The mighty battlements round the lake, with their piebald ridges, and black spots, look like the grim walls of some old Afghan hill fort, riddled with bullets, and torn and rent by fierce onslaughts of the foe.

Close to Pigeon Island there is a very pretty pass between the island end and the main land. The cabbage-trees, green sward, and verdant bush (for there are no rabbits on this island, and grass and sheep are consequently abundant) are charming by contrast with the bare desolation of the snowy ridges. The passage close to the three islands is the prettiest peep on the whole lake. It is pretty. The rest is grand.

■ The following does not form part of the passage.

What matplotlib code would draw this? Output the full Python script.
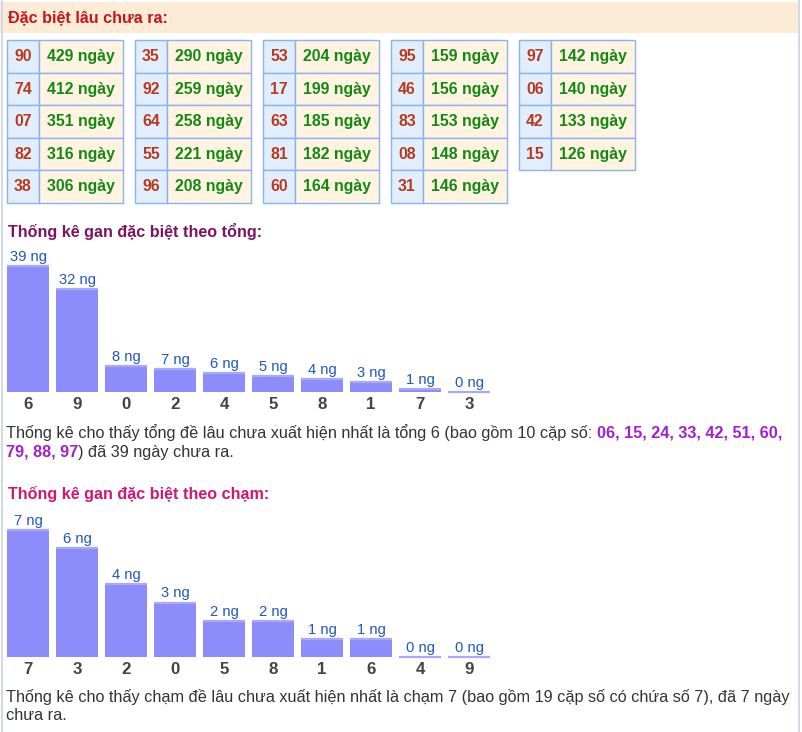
import matplotlib
matplotlib.use("Agg")
import matplotlib.pyplot as plt
from matplotlib.patches import Rectangle

plt.rcParams['font.family'] = ['Liberation Sans', 'DejaVu Sans']

# ---------------- data ----------------
header_title = "Đặc biệt lâu chưa ra:"
table_numbers = [["90", "74", "07", "82", "38"],
                 ["35", "92", "64", "55", "96"],
                 ["53", "17", "63", "81", "60"],
                 ["95", "46", "83", "08", "31"],
                 ["97", "06", "42", "15"]]
table_days = [[429, 412, 351, 316, 306],
              [290, 259, 258, 221, 208],
              [204, 199, 185, 182, 164],
              [159, 156, 153, 148, 146],
              [142, 140, 133, 126]]

tong_title = "Thống kê gan đặc biệt theo tổng:"
tong_labels = ["6", "9", "0", "2", "4", "5", "8", "1", "7", "3"]
tong_values = [39, 32, 8, 7, 6, 5, 4, 3, 1, 0]

cham_title = "Thống kê gan đặc biệt theo chạm:"
cham_labels = ["7", "3", "2", "0", "5", "8", "1", "6", "4", "9"]
cham_values = [7, 6, 4, 3, 2, 2, 1, 1, 0, 0]

tong_par = [
    [("Thống kê cho thấy tổng đề lâu chưa xuất hiện nhất là tổng 6 (bao gồm 10 cặp số: ", False),
     ("06, 15, 24, 33, 42, 51, 60,", True)],
    [("79, 88, 97", True), (") đã 39 ngày chưa ra.", False)],
]
cham_par = [
    [("Thống kê cho thấy chạm đề lâu chưa xuất hiện nhất là chạm 7 (bao gồm 19 cặp số có chứa số 7), đã 7 ngày", False)],
    [("chưa ra.", False)],
]

# ---------------- styles ----------------
W, H = 802, 732
BAR_C = "#8c8cfa"
BAR_TOP = "#a9a9fb"
LBL_C = "#1f56c4"
CAT_C = "#444444"
TXT_C = "#333333"
BOLD_C = "#a21fd2"

fig = plt.figure(figsize=(W / 100, H / 100), dpi=100)
fig.patch.set_facecolor("white")
ax = fig.add_axes([0, 0, 1, 1])
ax.set_xlim(0, W)
ax.set_ylim(H, 0)
ax.axis("off")

# outer borders
ax.plot([1.5, 1.5], [0, H], color="#c9d3e6", lw=1.2)
ax.plot([798.5, 798.5], [0, H], color="#c9d3e6", lw=1.2)

# header band
ax.add_patch(Rectangle((0, 2), 798, 31, facecolor="#fbebd7", edgecolor="none"))
ax.text(8, 18, header_title, fontsize=11.6, fontweight="bold", color="#c4161c",
        va="center", ha="left")

# tables
row_h = 32.5
y0 = 40
for g, (nums, days) in enumerate(zip(table_numbers, table_days)):
    gx = 7 + 128 * g
    for r, (n, d) in enumerate(zip(nums, days)):
        ry = y0 + r * row_h
        ax.add_patch(Rectangle((gx, ry), 32, row_h, facecolor="#e1eefd",
                               edgecolor="#8cb2f2", lw=1))
        ax.add_patch(Rectangle((gx + 32, ry), 84, row_h, facecolor="#fff3e1",
                               edgecolor="#8cb2f2", lw=1))
        ax.text(gx + 16, ry + row_h / 2 + 0.5, n, fontsize=11.4, fontweight="bold",
                color="#b9391b", ha="center", va="center")
        ax.text(gx + 32 + 42, ry + row_h / 2 + 0.5, f"{d} ngày", fontsize=11.4,
                fontweight="bold", color="#128a12", ha="center", va="center")

# section titles
ax.text(8, 231, tong_title, fontsize=11.6, fontweight="bold", color="#7d1462",
        va="center", ha="left")
ax.text(8, 494, cham_title, fontsize=11.6, fontweight="bold", color="#cf1775",
        va="center", ha="left")


def bar_chart(labels, values, base_px, top_px):
    fb = (H - base_px) / H
    fh = (base_px - top_px) / H
    left = 3.5 / W
    width = 490 / W
    bax = fig.add_axes([left, fb, width, fh])
    bax.set_xlim(-0.5, len(values) - 0.5)
    bax.set_ylim(0, max(values))
    bax.axis("off")
    xs = list(range(len(values)))
    bw = 42 / 49
    bax.bar(xs, values, width=bw, color=BAR_C, linewidth=0, clip_on=False)
    bax.hlines(values, [x - bw / 2 for x in xs], [x + bw / 2 for x in xs],
               color=BAR_TOP, lw=1.6, clip_on=False)
    for x, v, lab in zip(xs, values, labels):
        bax.annotate(f"{v} ng", (x, v), xytext=(0, 1.5), textcoords="offset points",
                     ha="center", va="bottom", fontsize=10.6, color=LBL_C,
                     annotation_clip=False)
        bax.annotate(lab, (x, 0), xytext=(0, -3.5), textcoords="offset points",
                     ha="center", va="top", fontsize=12.2, fontweight="bold",
                     color=CAT_C, annotation_clip=False)
    return bax


bar_chart(tong_labels, tong_values, 392, 266)
bar_chart(cham_labels, cham_values, 657, 530)

# rich paragraphs
fig.canvas.draw()
renderer = fig.canvas.get_renderer()


def draw_par(lines, x0, y_first, dy, size):
    for i, runs in enumerate(lines):
        x = x0
        y = y_first + i * dy
        for txt, bold in runs:
            t = ax.text(x, y, txt, fontsize=size,
                        fontweight="bold" if bold else "normal",
                        color=BOLD_C if bold else TXT_C, ha="left", va="baseline")
            bb = t.get_window_extent(renderer=renderer)
            x += bb.width


draw_par(tong_par, 6, 438, 18.5, 11.7)
draw_par(cham_par, 6, 702, 18.5, 11.7)

fig.savefig("out.png", dpi=100, facecolor="white")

The keen mountain air had whetted my appetite, and we were glad to hear the summons of the bell to lunch. We found the cuisine most excellent on board the Mountaineer, and some lake trout, smoked á la Findon haddock, a second time tempted me to make rather a display of my gastronomic powers. Old Thomas Thompson, the Scotch engineer, I noticed eyeing me rather dubiously, and I fancied he was putting some constraint on his appetite. I afterwards found he had some reason to doubt the too facile pen of the peripatetic scribe, inasmuch as his appetite for porridge had already been made the butt of "The Vagabond's"[1] sacrilegious sarcasm. It seems that on the occasion of "The Vagabond's" visit, poor Thompson had made the porridge disappear with

  1. "The Vagabond," Mr. Julian Thomas, a well-known writer and special commissioner for the Melbourne Argus.